Los dos hombres estaban allí juntos, solos, esperando algo. Llevaban así horas, días, meses. Se miraban el uno al otro. Discutían trivialidades. A veces sollozaban; a veces charlaban animadamente. Hablaban de irse, de no aguardar más. Pero se quedaban quietos, siempre esperando.
Eran dos payasos, Vladimir y Estragón. ¿Qué estaban aguardando? Ni ellos mismos lo sabían. Simplemente —decían ellos— estaban «esperando a Godot». ¿Y quién era Godot? No tenían ni idea. Tal vez era la vida. Tal vez era la muerte. Quizás era el diablo. Quizás era Dios.
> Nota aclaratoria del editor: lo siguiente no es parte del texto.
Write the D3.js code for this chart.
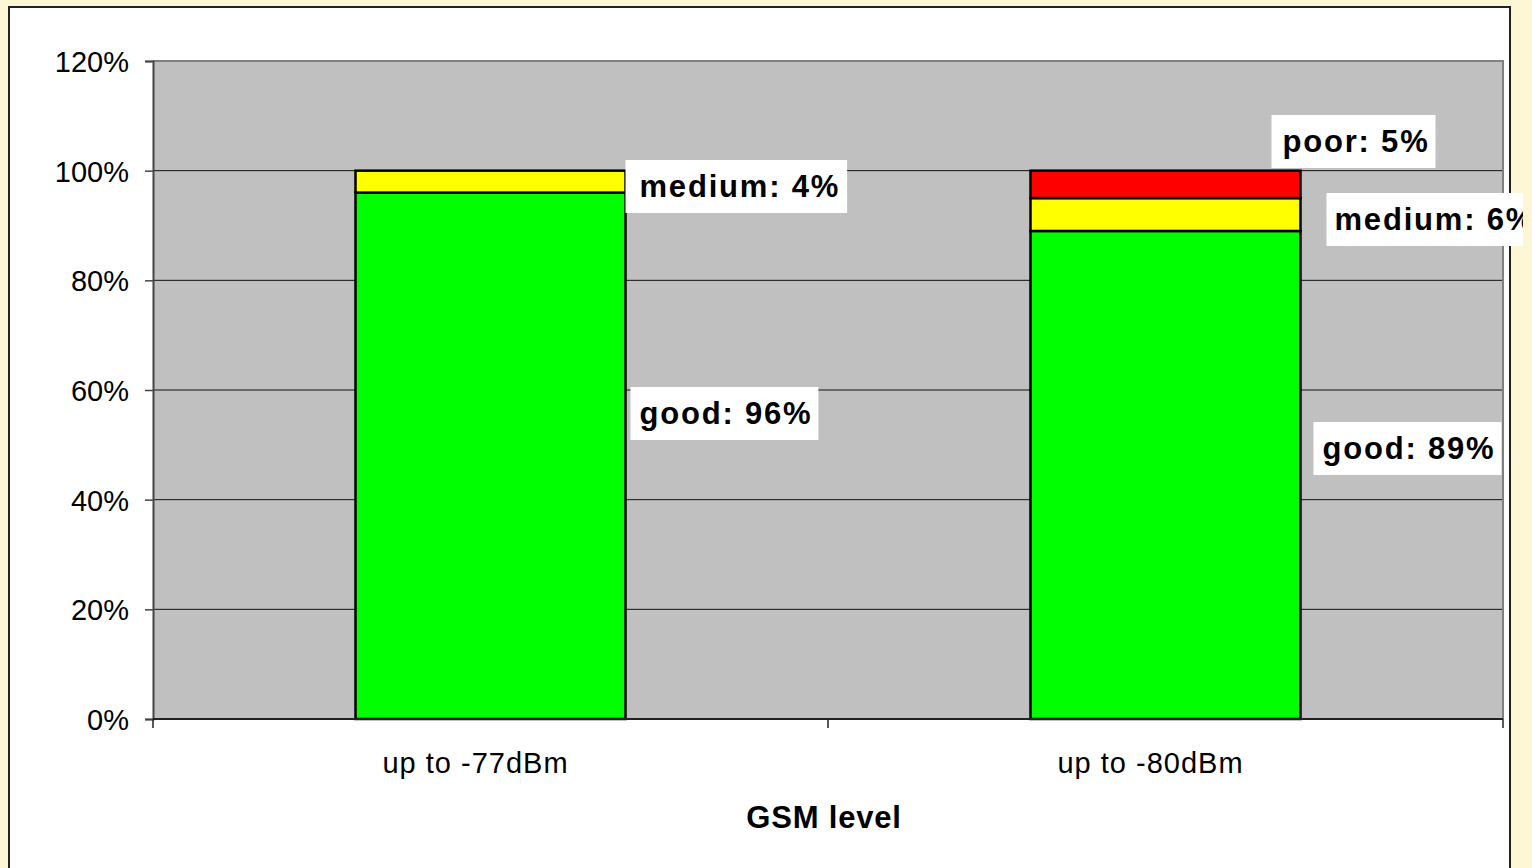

Nunca lo supieron.
Esa es la trama, más o menos, de la famosa obra de Samuel Beckett titulada «Esperando a Godot», que se estrenó en los teatros en 1953. Es una obra filosófica y teológica. Describe la situación del hombre intelectual y moderno que vive esperando y sin saber qué.
Samuel Beckett, irlandés de origen pero que pasó casi toda su vida en Francia, murió el 26 de diciembre de 1989, a los ochenta y tres años de edad, también en espera de algo.
Casi todos los hombres, especialmente los que analizan y piensan pero son descreídos, se encuentran en la situación de Vladimir y Estragón, con la que se identificaba el mismo Samuel Becket. Viven esperando. No saben qué, pero no pueden vivir sin alguna clase de esperanza.
Los materialistas esperan hacerse ricos; los artistas, producir una obra maestra; los deportistas, alcanzar la marca mundial; los políticos, lograr el poder; los adolescentes, ser adultos; y los viejos, vivir un año más.
Todos esperamos algo, porque no podemos vivir sin esperanza. El salmista David, que era también un hombre angustiado por la espera, escribió: «Y ahora, Señor, ¿qué esperanza me queda? ¡Mi esperanza he puesto en ti!» (Salmo 39:7).
La única esperanza segura está en Cristo. Es la única esperanza que tiene sentido y que conforta eternamente. Es la única que se verá plenamente realizada. Cuando las esperanzas terrenales mueren, siempre queda Cristo, el Señor eterno y viviente.